Tim, our webmaster, will be leading this ride and writes:

Start: 9.30 a.m.
Meet: Nene Whitewater Canoe Centre, Bedford Road, Northampton, NN4 7AA. (If coming by car, don’t park within the car park barrier.  There is plenty of space on the approach road.)
Distance: 56 miles
Speed: 12-14 m.p.h.
Refreshments: Scald End Farm, Thurleigh (at approx 30 miles)

From the Canoe Centre we head out in a generally eastwards direction through the villages of Cogenhoe, Grendon, Bozeat, Odell, Sharnbrook and Riseley en route to our most easterly point at Keysoe.  From here we turn south and west to our stop for refreshment at Scald End Farm, located just outside Thurleigh.  Here you can feast on the breakfast “fit for a king” or maybe one of the several cakes on offer.  There is also the benefit of a cosy wood burning stove to warm oneself by.

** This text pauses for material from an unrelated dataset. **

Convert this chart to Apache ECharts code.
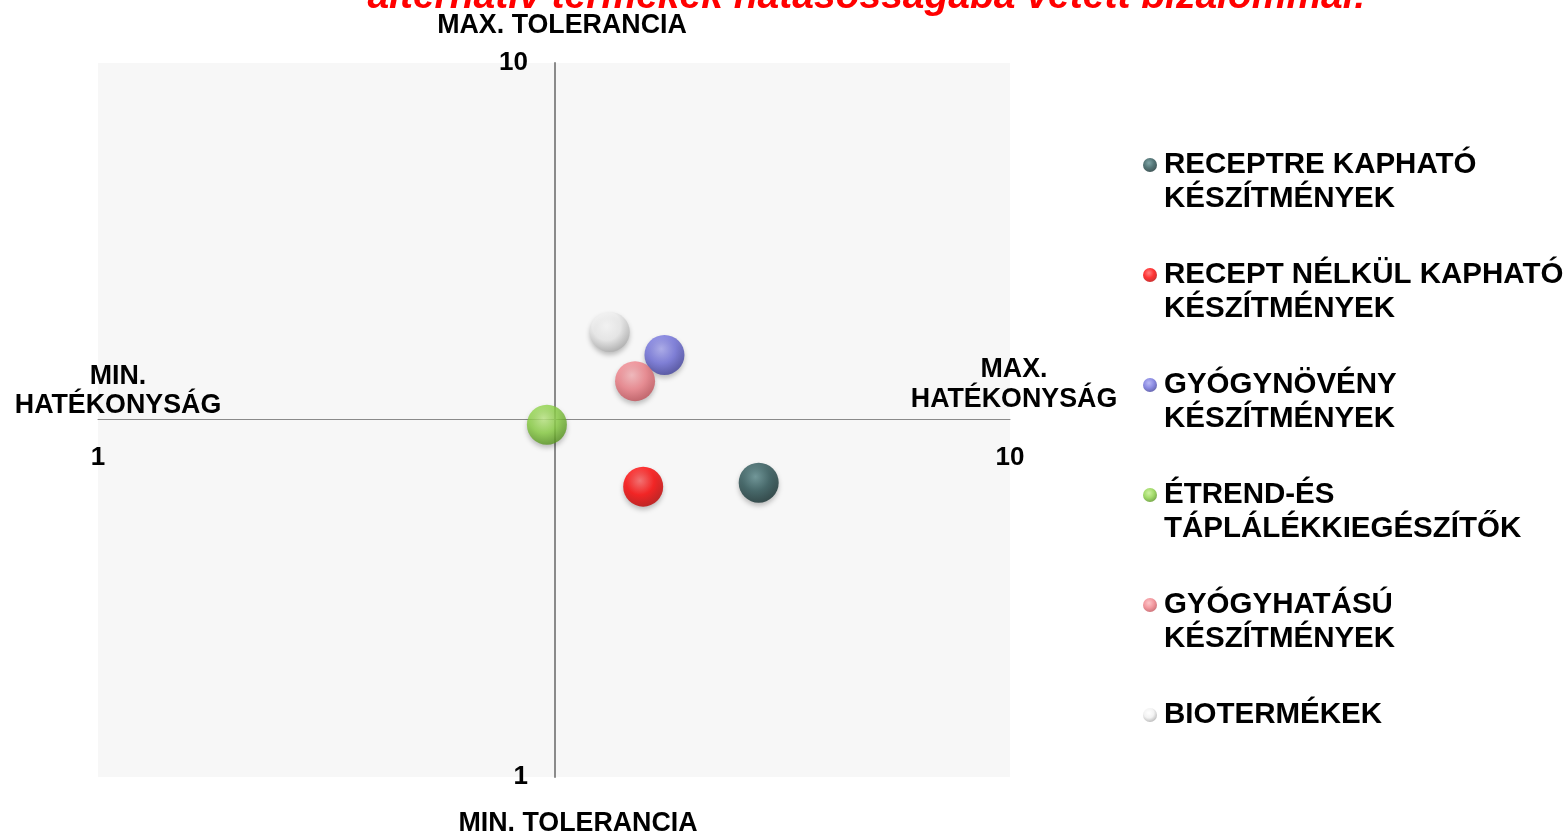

Once replete, we continue south westwards through Milton Earnest, Harrold and Lavendon before heading north & west on our final homeward leg via Yardley Hastings, Castle Ashby (where a second tea stop is eminently possible) and Cogenhoe Hill before arriving back at the Canoe Centre.

The route can be viewed (and downloaded as a gpx file) at: https://ridewithgps.com/routes/20043554

Any questions?  Please contact Tim on 07749 477231.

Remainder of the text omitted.